Cormac McCarthy's tale of a post-apocalyptic America The Road opens on a road where a father and his son trudge along pushing a shopping trolley filled with their earthly belongings in a world all but destroyed, where the dying land is burnt black, forests defoliated and ashened, the sky perpetually gray. It is always cold, dark, damp and gloomy.  There is nothing beautiful about the rain falling in this story because it only adds to the prevailing sense of sorrow that weighs heavier and heavier as the story unravels.

But despite the foreboding about what lays ahead on the road, and what lurks behind, there is still light and hope in the strong affection and bond between father and son, or Man and Boy as they are simply called in the book. One being the other's sole reason to fight and continue living, or as McCarthy wrote it - each the other's world entire. The boy has no mother. She saw no hope in living after the cataclysmic event and chose to commit suicide. It is hard not to be touched by the love the father has for the son; how he wills himself to survive for the son, and how the son gives him hope that maybe the next day will be different.

And yet, tomorrow is always the same as yesterday. And today is only about making it through to tomorrow. The road they are traveling on is never ending, but they soldier on towards the coast to reach warmer climate. Along the way, they hide in bushes on the roadside, in abandoned homes in empty towns, avoid coveys of lost souls like them who have been reduced to the lowest form of humanity to survive; some resorting to cannibalism. Always, the Man tries to shield his son's eyes from these sights, to protect his innocence in a world broken beyond repair. Moments like these, one aches for the boy and feels the hopelessness that surrounds them. It makes the heart turn heavy and subdued by the same feeling of not knowing what to do.

Ultimately, the book is not about the road, or about what cataclysmic event that led these two souls there. It is about a father and his son - their relationship. It always comes back to them, the way they communicate, the way the father takes care of the son, feeding him, fending for him, protecting him, giving him hope, sharing the dark dreams they both have in the even darker nights. It is the way he speaks to the boy, in simple yet so loving terms, and their conversations that is most affecting. Tender and gentle are the Man's words to his son in the midst of their fight for survival, scavenging for sustenance - tin food found in cellars and empty houses, dried shriveled apples found in the grounds of an orchard - and all the time, keeping a vigilant eye over themselves, looking out for marauders who are armed with weapons, hunting for other humans as food.

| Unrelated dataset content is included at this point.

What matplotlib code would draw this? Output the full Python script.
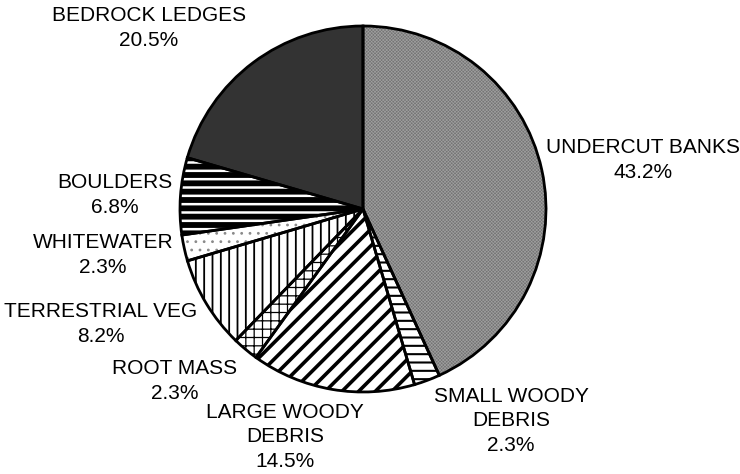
import matplotlib
matplotlib.use("Agg")
import matplotlib.pyplot as plt

plt.rcParams['font.family'] = ['Liberation Sans', 'DejaVu Sans']
plt.rcParams['hatch.linewidth'] = 1.2

categories = ['UNDERCUT BANKS', 'SMALL WOODY\nDEBRIS', 'LARGE WOODY\nDEBRIS', 'ROOT MASS',
              'TERRESTRIAL VEG', 'WHITEWATER', 'BOULDERS', 'BEDROCK LEDGES']
shares = [43.2, 2.3, 14.5, 2.3, 8.2, 2.3, 6.8, 20.5]

# fill, hatch colour, hatch pattern, hatch width
styles = [
    ('#747474', '#a0a0a0', 'x' * 10, 0.45),
    ('white', 'black', '--', 1.5),
    ('white', 'black', '//', 2.6),
    ('white', 'black', '++', 0.9),
    ('white', 'black', '||', 1.3),
    ('white', '#8a8a8a', '..', 0.8),
    ('black', 'white', '--', 1.8),
    ('#333333', '#333333', None, 0.5),
]

# label centre positions in pixels (x, y from top)
label_pos = [(643, 160), (511, 421), (285, 437), (175, 381),
             (101, 324), (103, 255), (115, 195), (149, 28)]

W, H = 740, 474
fig = plt.figure(figsize=(W / 100, H / 100), dpi=100)
cx, cy, r = 363, 209, 183
ax = fig.add_axes([(cx - r) / W, (H - cy - r) / H, 2 * r / W, 2 * r / H])

wedges, _ = ax.pie(shares, startangle=90, counterclock=False,
                   colors=[s[0] for s in styles])
for w, (fc, hc, hatch, hlw) in zip(wedges, styles):
    w.set_edgecolor(hc)
    w.set_linewidth(0.01)
    if hatch:
        w.set_hatch(hatch)
    if hasattr(w, 'set_hatch_linewidth'):
        w.set_hatch_linewidth(hlw)

# outlines
ax.pie(shares, startangle=90, counterclock=False, colors=['none'] * len(shares),
       wedgeprops=dict(linewidth=2, edgecolor='black', fill=False))

ax.set_xlim(-1, 1)
ax.set_ylim(-1, 1)
ax.set_aspect('equal')
ax.axis('off')

for name, val, (x, y) in zip(categories, shares, label_pos):
    fig.text(x / W, 1 - y / H, f"{name}\n{val:.1f}%", ha='center', va='center',
             fontsize=15, linespacing=1.35)

fig.savefig('out.png', dpi=100)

There is a scene where the Man and Boy discover a vaulted cellar and pry it open only to discover a group of people who had been captured and locked up as food stock. Slowly consumed by their captors, one limb at a time so that they can be kept alive for as long as possible in a world without electricity and refrigeration. It is a terrifying landscape and the Man carries with him a pistol with two bullets (the pistol is for protection but the bullets are for suicide when all hope is gone).

Through it all, it is the Boy who keeps the faith, reminding the Man that they are the "good guys" and that they are the ones carrying the fire. When he falters, weighed down by the bleakness around him, it is always the Boy who props him up again, making sure he holds on to the humanity in him. The book ends with the death of the Man but the Boy survives, and is rescued by a family who had been traveling on the road behind them. The Man's death is heart sinking but there is comfort and solace in the knowing that the Boy is with a loving family who has taken him in as one of their own.

This is by far one of the most touching stories out there. The focus is always on these two lonely travelers as they move across the violent landscape. The tension is gripping at times and it is a book that is hard to put down. McCarthy's style of writing is raw and unique; "Faulkneresque", perhaps, seeing as McCarthy's prose is often likened to William Faulker's.

McCarthy is also the author of other notable titles such as Blood Meridian, Suttree, The Border Trilogy and No Country for Old Men. The Road won the Pulitzer Prize for Fiction in 2007 and the James Tait Black Memorial Prize in 2006. It was also adapted into a movie starring Viggo Mortensen and Kodi Smit-McPhee as the Man and Boy, respectively. Oprah's Book Club picked this book as one of its selections for 2007.